Con un aire, en algunos momentos, a El perfume, de Patrick Süskind, Según Illiana no deja de ser un relato curioso, con momento onanista de la protagonista, una mujer que roza la sesentena, que pone en el foco las cuestiones de la sexualidad madura e insatisfecha y de la soledad. A mí me produce la impresión de un ejercicio de estilo estimable pero con el que tampoco sabía muy bien qué hacer.
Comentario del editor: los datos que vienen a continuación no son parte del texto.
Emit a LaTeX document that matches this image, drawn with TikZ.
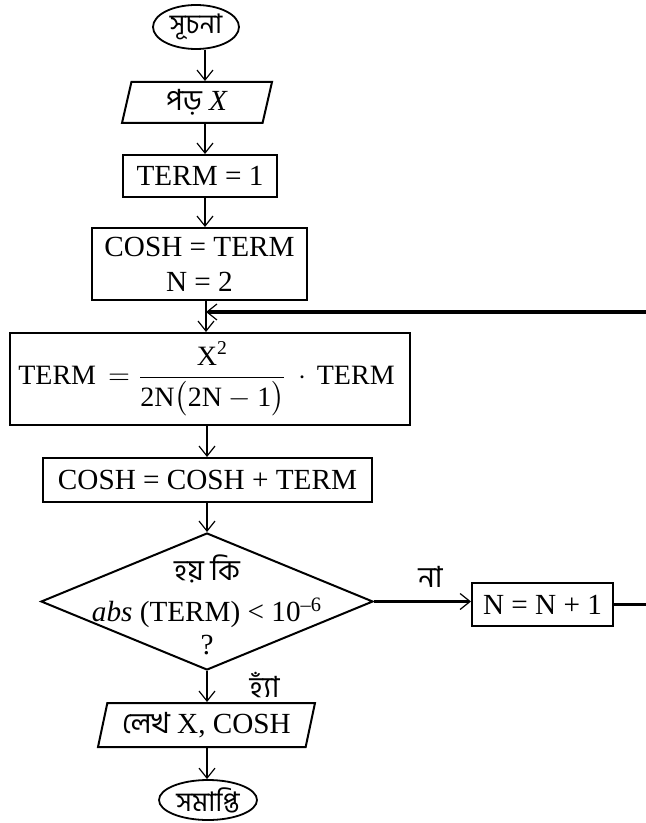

El olor a incienso, vainilla y pan recién hecho se expande por la habitación, mueve las cortinas y escapa por las ventanas hasta invadir las pituitarias de vecinos y transeúntes que, hechizados, dejan lo que están haciendo, miran al aire y esponjan la nariz para exclamar: "Qué rico huele, por Dios! Ummm, ese olor abre el estómago de los muertos. ¿No te huele a la panadería de Tito Peppino?"

 

Ni se te ocurra pensar en Vicky me recuerda, a alguno de los cuentos de Cortázar. Carece, sin embargo, de la profundidad y rotundidad de estos porque a Barreto vuelve a urgirle la prisa. Acaso porque temiera que se apagara sin aviso la chispa original, no desarrolla un asunto que, bien mirado, acaso tampoco mereciera una novela, sino, tal vez, cuatro o cinco páginas más.

Por último, El diván asiático, retoma de manera tangencial el asunto del primer cuento, el peligro de la luz y la oscuridad. Aunque tiene fallos estilísticos como añadir el prefijo auto- a un verbo como "imponer" (cuando ya se dispone de los pronombres átonos), la prosa del autor logra el tono y ritmo adecuados. Es, con el segundo, el relato que más me ha convencido.
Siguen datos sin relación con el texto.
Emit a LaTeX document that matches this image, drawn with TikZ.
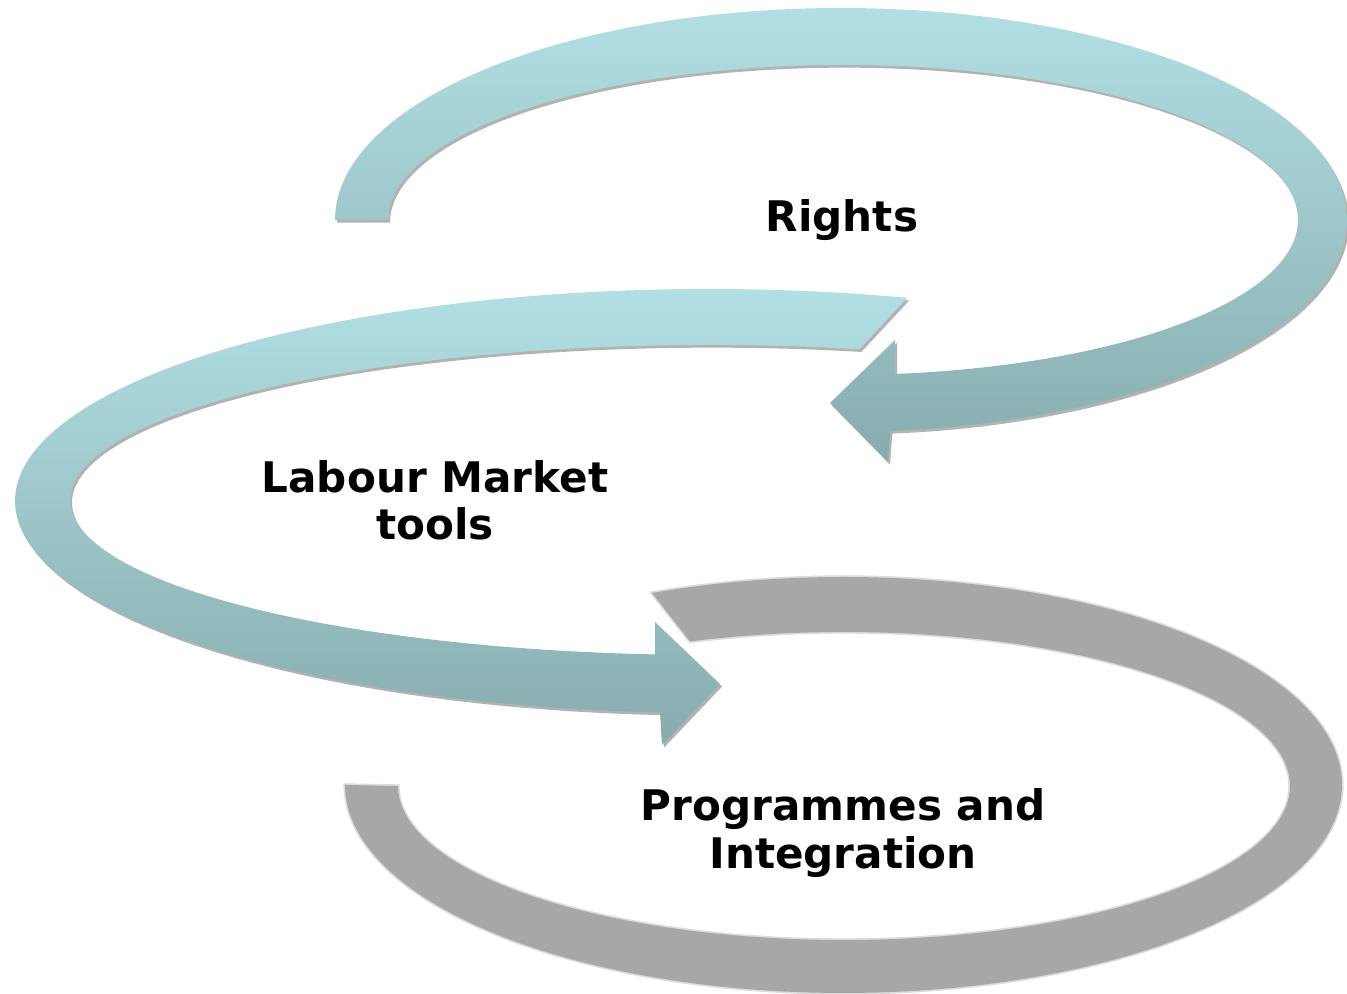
\documentclass[tikz,border=0pt]{standalone}
\usepackage{fontspec}
\setmainfont{DejaVu Sans}
\usetikzlibrary{shadows}
\definecolor{tealtop}{HTML}{B1DFE3}
\definecolor{tealbot}{HTML}{87ACAF}
\definecolor{gr}{HTML}{A7A7A7}
\tikzset{
 tealarrow/.style={top color=tealtop,bottom color=tealbot,draw=none,
   drop shadow={shadow xshift=1.5pt,shadow yshift=-2pt,opacity=0.3,fill=black}},
 grayarrow/.style={fill=gr,preaction={draw=gr,line width=2.5pt,opacity=0.4}},
 lbl/.style={font=\fontsize{31.6}{35.5}\selectfont\bfseries,align=center}
}
\begin{document}
\begin{tikzpicture}[x=0.75pt,y=0.75pt]
\useasboundingbox (0,0) rectangle (1347,994);
% Rights
\path[tealarrow] plot[domain=180:-84.4,samples=90,smooth] ({841+506*cos(\x)},{774+212*sin(\x)})
  -- (888,532) -- (830,591) -- (895,654) -- (895,621)
  -- plot[domain=-83.4:180,samples=90,smooth] ({843+455*cos(\x)},{774+155*sin(\x)}) -- cycle;
% Labour Market tools
\path[tealarrow] plot[domain=73.4:265.95,samples=90,smooth] ({709+694*cos(\x)},{493+212*sin(\x)})
  -- (662,249) -- (720,310) -- (655,372) -- (655,339.6)
  -- plot[domain=265.1:76.5,samples=90,smooth] ({710+640*cos(\x)},{494+155*sin(\x)}) -- cycle;
% Programmes and Integration
\path[grayarrow] plot[domain=112.6:-180,samples=120,smooth] ({843.5+498.5*cos(\x)},{209+208*sin(\x)})
  -- plot[domain=-180:110.2,samples=120,smooth] ({844+446*cos(\x)},{208+154*sin(\x)}) -- cycle;
\node[lbl] (rights) at (842,774) {Rights};
\node[lbl] (labour) at (435,494) {Labour Market\\tools};
\node[lbl] (prog) at (843,161) {Programmes and\\Integration};
\end{tikzpicture}
\end{document}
Por eso, no pienses en ella cuando llegues y abras la verja y te reciban las cuadras, los graneros, la casa de madera que levantó la familia Cosme hace dos siglos... Ni se te ocurra pensar cómo la encontramos derrumbada en aquella habitación de la casa, con el cuerpo grande, inmóvil en el albornoz rosa, y la mirada fija (...).

 

EN DEFINITIVA, no se le puede negar al autor un estilo propio, la creación de atmósferas particulares y la construcción de personajes con carácter singular. Son la marca de un escritor que, si eliminara esa complacencia consigo mismo que creo detectar y trabajara más los textos, podría crear una obra verdaderamente poderosa.

A este respecto, soy de la opinión que una editorial que sea merecedora de ese nombre no puede, sin más, recoger los textos de un autor, quizá corregir alguna errata, y mandarlos a imprimir. Editar no debería consistir solo en saber diseñar portadas y pagar a los empleados/as, sino en mantener un pulso con el escritor o escritora para pulir los textos o, en su caso, eliminarlos. 

En este sentido, Las estribaciones occidentales de Cydonia, que suponen un avance respecto de su novela laureada, habrían ganado si alguien hubiera mantenido una conversación, tal vez difícil, con el autor para que éste se hubiera sentido desafiado, e incitado a exigirse más. Todos habríamos salido beneficiados. En fin, un libro de relatos estimable.